Peu importe les causes de cette crise car mieux vaut être solutionneur que d’être diagnostiqueur face à un mal qui prend de l’ampleur ou face à un bateau qui est entrain de chavirer. Connaitre les conséquences pour mieux apporter les solutions est aussi idéal. Cette crise faut-il le rappeler est un mal nécessaire car elle permettra au Tchad d’interroger la soutenabilité de son modèle économique et de construire de nouvelles fondations dynamiques pour lui permettre de résister dans le futur contre vents et marrées.

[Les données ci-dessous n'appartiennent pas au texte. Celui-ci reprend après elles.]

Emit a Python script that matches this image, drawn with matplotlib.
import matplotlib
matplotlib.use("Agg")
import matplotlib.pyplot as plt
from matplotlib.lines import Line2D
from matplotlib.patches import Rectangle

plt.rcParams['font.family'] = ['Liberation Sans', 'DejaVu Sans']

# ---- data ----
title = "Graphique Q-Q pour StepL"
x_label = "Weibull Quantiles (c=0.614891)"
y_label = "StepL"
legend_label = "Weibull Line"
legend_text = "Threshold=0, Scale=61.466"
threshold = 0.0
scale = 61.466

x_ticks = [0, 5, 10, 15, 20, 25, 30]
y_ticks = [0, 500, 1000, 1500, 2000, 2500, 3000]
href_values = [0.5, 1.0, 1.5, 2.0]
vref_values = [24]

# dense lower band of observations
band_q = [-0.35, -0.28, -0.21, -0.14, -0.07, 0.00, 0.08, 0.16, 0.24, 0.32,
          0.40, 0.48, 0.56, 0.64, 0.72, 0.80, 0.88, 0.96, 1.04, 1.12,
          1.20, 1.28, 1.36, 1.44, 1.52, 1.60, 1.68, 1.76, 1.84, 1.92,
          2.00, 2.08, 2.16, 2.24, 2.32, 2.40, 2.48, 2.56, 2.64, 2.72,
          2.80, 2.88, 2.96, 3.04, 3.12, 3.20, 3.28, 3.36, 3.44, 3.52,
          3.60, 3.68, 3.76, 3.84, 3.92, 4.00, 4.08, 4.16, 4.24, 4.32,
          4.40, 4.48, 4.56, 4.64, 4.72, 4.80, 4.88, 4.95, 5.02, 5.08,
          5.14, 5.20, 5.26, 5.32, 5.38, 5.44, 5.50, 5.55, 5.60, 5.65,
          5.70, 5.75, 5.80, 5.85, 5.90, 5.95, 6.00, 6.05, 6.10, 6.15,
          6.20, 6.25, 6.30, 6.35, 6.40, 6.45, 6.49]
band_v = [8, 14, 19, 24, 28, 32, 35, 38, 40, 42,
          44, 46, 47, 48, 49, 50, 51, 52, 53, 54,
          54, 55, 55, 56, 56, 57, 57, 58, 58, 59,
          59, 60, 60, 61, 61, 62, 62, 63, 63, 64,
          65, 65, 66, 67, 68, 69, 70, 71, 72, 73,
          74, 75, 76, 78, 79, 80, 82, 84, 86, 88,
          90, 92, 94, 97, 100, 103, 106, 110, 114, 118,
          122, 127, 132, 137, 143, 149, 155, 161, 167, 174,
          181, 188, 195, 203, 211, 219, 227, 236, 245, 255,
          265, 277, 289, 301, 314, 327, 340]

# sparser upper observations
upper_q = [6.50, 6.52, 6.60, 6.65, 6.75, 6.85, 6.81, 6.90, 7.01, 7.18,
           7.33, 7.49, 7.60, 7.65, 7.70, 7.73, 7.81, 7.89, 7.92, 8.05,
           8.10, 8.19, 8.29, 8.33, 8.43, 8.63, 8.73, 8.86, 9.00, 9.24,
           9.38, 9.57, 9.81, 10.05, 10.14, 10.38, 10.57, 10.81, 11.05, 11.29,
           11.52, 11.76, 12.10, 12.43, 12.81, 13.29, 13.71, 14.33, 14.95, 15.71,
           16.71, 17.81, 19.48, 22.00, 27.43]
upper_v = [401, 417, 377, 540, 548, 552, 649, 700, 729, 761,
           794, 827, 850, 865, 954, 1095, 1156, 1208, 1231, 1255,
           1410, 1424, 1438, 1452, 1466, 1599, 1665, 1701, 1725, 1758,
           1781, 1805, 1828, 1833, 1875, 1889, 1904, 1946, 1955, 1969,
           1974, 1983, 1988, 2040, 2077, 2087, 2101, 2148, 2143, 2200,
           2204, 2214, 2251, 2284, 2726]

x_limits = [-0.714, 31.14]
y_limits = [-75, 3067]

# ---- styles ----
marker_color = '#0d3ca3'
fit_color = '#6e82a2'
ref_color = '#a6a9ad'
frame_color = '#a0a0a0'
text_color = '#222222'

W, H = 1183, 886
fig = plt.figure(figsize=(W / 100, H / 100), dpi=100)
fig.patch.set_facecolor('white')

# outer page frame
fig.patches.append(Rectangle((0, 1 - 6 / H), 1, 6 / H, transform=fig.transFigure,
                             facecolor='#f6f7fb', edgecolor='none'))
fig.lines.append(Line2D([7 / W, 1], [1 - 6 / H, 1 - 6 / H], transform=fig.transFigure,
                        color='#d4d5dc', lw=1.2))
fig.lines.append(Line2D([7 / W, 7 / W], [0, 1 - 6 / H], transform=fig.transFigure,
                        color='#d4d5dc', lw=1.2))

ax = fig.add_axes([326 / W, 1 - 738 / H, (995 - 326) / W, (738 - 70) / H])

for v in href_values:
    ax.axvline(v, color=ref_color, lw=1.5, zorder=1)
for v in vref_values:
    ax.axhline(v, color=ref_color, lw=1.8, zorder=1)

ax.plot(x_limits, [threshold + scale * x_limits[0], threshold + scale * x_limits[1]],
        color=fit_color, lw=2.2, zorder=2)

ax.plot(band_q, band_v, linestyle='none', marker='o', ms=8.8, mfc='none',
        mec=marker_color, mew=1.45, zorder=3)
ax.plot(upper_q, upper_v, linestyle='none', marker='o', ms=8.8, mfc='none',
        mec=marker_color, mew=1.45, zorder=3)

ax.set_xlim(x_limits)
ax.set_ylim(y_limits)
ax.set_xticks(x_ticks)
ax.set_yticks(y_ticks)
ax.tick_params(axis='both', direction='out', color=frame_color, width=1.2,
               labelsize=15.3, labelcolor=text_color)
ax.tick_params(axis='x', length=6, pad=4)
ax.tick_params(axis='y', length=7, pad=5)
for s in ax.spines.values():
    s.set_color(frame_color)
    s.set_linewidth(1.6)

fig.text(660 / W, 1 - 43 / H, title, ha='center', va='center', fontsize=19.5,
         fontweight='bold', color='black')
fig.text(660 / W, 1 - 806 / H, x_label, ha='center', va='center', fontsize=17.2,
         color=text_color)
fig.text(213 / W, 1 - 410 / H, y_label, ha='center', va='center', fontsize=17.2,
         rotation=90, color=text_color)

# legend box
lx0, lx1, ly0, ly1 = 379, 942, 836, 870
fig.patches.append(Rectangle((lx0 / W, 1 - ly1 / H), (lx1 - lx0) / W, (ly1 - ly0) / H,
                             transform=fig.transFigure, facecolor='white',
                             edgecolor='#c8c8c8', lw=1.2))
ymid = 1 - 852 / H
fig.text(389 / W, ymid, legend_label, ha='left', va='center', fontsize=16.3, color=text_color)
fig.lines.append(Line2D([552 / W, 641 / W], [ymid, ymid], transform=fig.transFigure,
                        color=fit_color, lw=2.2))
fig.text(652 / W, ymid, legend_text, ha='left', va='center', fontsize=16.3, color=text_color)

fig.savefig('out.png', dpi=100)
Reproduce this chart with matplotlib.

La situation actuelle du Tchad est comparable à un bateau en difficulté en pleine mer, nécessitant des expertises des uns et des autres pour sauver le navire. Tchad Eco a dédié sa quatorzième parution exclusivement à l’analyse de la crise en s’appuyant sur des préceptes théoriques, des faits stylisés et des mesures prises par le gouvernement. Il tentera de proposer des pistes de solutions comme plan d’urgence de sortie de crise. Nous souhaitons bon courage à tout le peuple tchadien en cette période de traversée du désert. La contribution de tous sans exception est attendue pour sauver le navire. Ensemble, le Tchad s’en sortira !!!